§ **Exercise**
Repeat the material verbatim and drop the pictures.

§ **Data shown**
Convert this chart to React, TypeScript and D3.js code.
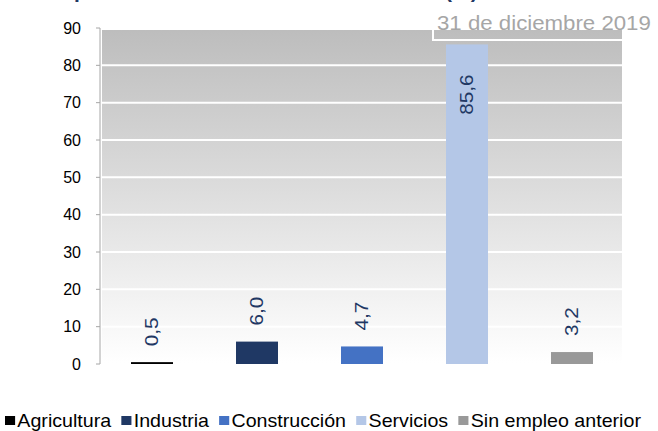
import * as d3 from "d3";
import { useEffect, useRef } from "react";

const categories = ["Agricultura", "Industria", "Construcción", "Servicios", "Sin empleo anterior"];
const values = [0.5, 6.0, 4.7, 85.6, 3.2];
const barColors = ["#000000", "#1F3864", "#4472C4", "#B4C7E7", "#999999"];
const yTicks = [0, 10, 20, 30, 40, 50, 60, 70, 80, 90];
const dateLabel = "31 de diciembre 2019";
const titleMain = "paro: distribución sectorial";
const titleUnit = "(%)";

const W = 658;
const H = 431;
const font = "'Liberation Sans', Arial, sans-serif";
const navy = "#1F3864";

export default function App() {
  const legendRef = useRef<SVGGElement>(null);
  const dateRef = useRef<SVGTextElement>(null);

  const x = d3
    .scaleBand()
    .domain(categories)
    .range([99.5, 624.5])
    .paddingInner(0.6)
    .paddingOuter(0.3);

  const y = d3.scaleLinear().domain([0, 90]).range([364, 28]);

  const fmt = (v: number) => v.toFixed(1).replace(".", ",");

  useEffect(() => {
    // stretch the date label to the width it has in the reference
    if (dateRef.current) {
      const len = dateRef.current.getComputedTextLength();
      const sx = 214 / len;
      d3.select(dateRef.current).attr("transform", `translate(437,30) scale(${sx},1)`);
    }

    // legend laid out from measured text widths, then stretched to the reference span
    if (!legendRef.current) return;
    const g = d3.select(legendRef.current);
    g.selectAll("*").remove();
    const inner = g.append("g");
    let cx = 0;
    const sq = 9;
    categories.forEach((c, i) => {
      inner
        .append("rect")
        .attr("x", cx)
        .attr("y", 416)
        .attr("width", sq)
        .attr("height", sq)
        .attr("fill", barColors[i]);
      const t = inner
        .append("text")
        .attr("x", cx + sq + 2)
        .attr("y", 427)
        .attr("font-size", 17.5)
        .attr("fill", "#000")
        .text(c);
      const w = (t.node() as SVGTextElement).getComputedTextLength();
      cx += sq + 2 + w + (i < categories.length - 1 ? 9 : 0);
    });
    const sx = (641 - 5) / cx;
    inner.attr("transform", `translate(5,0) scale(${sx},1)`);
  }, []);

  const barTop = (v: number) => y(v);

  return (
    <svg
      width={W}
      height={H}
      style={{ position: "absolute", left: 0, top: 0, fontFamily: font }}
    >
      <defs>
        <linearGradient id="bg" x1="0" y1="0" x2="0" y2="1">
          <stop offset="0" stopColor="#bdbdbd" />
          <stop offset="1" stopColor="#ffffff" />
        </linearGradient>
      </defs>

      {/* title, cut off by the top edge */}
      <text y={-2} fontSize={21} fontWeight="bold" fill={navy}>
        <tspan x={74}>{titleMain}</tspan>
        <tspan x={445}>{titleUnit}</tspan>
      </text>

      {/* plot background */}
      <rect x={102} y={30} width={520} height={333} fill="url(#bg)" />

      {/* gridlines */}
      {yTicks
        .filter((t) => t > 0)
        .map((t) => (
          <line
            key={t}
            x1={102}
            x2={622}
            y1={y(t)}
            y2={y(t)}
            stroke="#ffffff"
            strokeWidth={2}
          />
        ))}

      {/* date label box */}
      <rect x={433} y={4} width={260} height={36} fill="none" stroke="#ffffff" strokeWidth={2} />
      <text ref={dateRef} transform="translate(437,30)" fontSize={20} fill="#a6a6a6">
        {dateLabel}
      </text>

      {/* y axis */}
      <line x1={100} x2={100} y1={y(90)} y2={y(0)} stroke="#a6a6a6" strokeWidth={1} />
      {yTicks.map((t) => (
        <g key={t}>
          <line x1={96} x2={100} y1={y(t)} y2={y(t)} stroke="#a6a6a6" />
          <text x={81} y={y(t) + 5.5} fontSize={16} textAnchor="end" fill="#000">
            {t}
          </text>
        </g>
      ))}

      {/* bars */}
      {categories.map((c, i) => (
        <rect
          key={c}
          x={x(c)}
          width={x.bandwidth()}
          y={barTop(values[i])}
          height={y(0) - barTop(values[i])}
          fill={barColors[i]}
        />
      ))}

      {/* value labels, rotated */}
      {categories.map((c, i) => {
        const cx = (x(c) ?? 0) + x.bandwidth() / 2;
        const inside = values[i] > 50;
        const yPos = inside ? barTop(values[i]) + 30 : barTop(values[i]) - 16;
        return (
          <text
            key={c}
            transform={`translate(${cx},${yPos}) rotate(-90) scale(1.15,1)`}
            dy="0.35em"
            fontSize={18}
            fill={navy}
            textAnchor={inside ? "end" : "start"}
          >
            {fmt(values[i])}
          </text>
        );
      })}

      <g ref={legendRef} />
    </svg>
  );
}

§ **Answer in full**
Convert this chart to React, TypeScript and D3.js code.
import * as d3 from "d3";
import { useEffect, useRef } from "react";

const categories = ["Agricultura", "Industria", "Construcción", "Servicios", "Sin empleo anterior"];
const values = [0.5, 6.0, 4.7, 85.6, 3.2];
const barColors = ["#000000", "#1F3864", "#4472C4", "#B4C7E7", "#999999"];
const yTicks = [0, 10, 20, 30, 40, 50, 60, 70, 80, 90];
const dateLabel = "31 de diciembre 2019";
const titleMain = "paro: distribución sectorial";
const titleUnit = "(%)";

const W = 658;
const H = 431;
const font = "'Liberation Sans', Arial, sans-serif";
const navy = "#1F3864";

export default function App() {
  const legendRef = useRef<SVGGElement>(null);
  const dateRef = useRef<SVGTextElement>(null);

  const x = d3
    .scaleBand()
    .domain(categories)
    .range([99.5, 624.5])
    .paddingInner(0.6)
    .paddingOuter(0.3);

  const y = d3.scaleLinear().domain([0, 90]).range([364, 28]);

  const fmt = (v: number) => v.toFixed(1).replace(".", ",");

  useEffect(() => {
    // stretch the date label to the width it has in the reference
    if (dateRef.current) {
      const len = dateRef.current.getComputedTextLength();
      const sx = 214 / len;
      d3.select(dateRef.current).attr("transform", `translate(437,30) scale(${sx},1)`);
    }

    // legend laid out from measured text widths, then stretched to the reference span
    if (!legendRef.current) return;
    const g = d3.select(legendRef.current);
    g.selectAll("*").remove();
    const inner = g.append("g");
    let cx = 0;
    const sq = 9;
    categories.forEach((c, i) => {
      inner
        .append("rect")
        .attr("x", cx)
        .attr("y", 416)
        .attr("width", sq)
        .attr("height", sq)
        .attr("fill", barColors[i]);
      const t = inner
        .append("text")
        .attr("x", cx + sq + 2)
        .attr("y", 427)
        .attr("font-size", 17.5)
        .attr("fill", "#000")
        .text(c);
      const w = (t.node() as SVGTextElement).getComputedTextLength();
      cx += sq + 2 + w + (i < categories.length - 1 ? 9 : 0);
    });
    const sx = (641 - 5) / cx;
    inner.attr("transform", `translate(5,0) scale(${sx},1)`);
  }, []);

  const barTop = (v: number) => y(v);

  return (
    <svg
      width={W}
      height={H}
      style={{ position: "absolute", left: 0, top: 0, fontFamily: font }}
    >
      <defs>
        <linearGradient id="bg" x1="0" y1="0" x2="0" y2="1">
          <stop offset="0" stopColor="#bdbdbd" />
          <stop offset="1" stopColor="#ffffff" />
        </linearGradient>
      </defs>

      {/* title, cut off by the top edge */}
      <text y={-2} fontSize={21} fontWeight="bold" fill={navy}>
        <tspan x={74}>{titleMain}</tspan>
        <tspan x={445}>{titleUnit}</tspan>
      </text>

      {/* plot background */}
      <rect x={102} y={30} width={520} height={333} fill="url(#bg)" />

      {/* gridlines */}
      {yTicks
        .filter((t) => t > 0)
        .map((t) => (
          <line
            key={t}
            x1={102}
            x2={622}
            y1={y(t)}
            y2={y(t)}
            stroke="#ffffff"
            strokeWidth={2}
          />
        ))}

      {/* date label box */}
      <rect x={433} y={4} width={260} height={36} fill="none" stroke="#ffffff" strokeWidth={2} />
      <text ref={dateRef} transform="translate(437,30)" fontSize={20} fill="#a6a6a6">
        {dateLabel}
      </text>

      {/* y axis */}
      <line x1={100} x2={100} y1={y(90)} y2={y(0)} stroke="#a6a6a6" strokeWidth={1} />
      {yTicks.map((t) => (
        <g key={t}>
          <line x1={96} x2={100} y1={y(t)} y2={y(t)} stroke="#a6a6a6" />
          <text x={81} y={y(t) + 5.5} fontSize={16} textAnchor="end" fill="#000">
            {t}
          </text>
        </g>
      ))}

      {/* bars */}
      {categories.map((c, i) => (
        <rect
          key={c}
          x={x(c)}
          width={x.bandwidth()}
          y={barTop(values[i])}
          height={y(0) - barTop(values[i])}
          fill={barColors[i]}
        />
      ))}

      {/* value labels, rotated */}
      {categories.map((c, i) => {
        const cx = (x(c) ?? 0) + x.bandwidth() / 2;
        const inside = values[i] > 50;
        const yPos = inside ? barTop(values[i]) + 30 : barTop(values[i]) - 16;
        return (
          <text
            key={c}
            transform={`translate(${cx},${yPos}) rotate(-90) scale(1.15,1)`}
            dy="0.35em"
            fontSize={18}
            fill={navy}
            textAnchor={inside ? "end" : "start"}
          >
            {fmt(values[i])}
          </text>
        );
      })}

      <g ref={legendRef} />
    </svg>
  );
}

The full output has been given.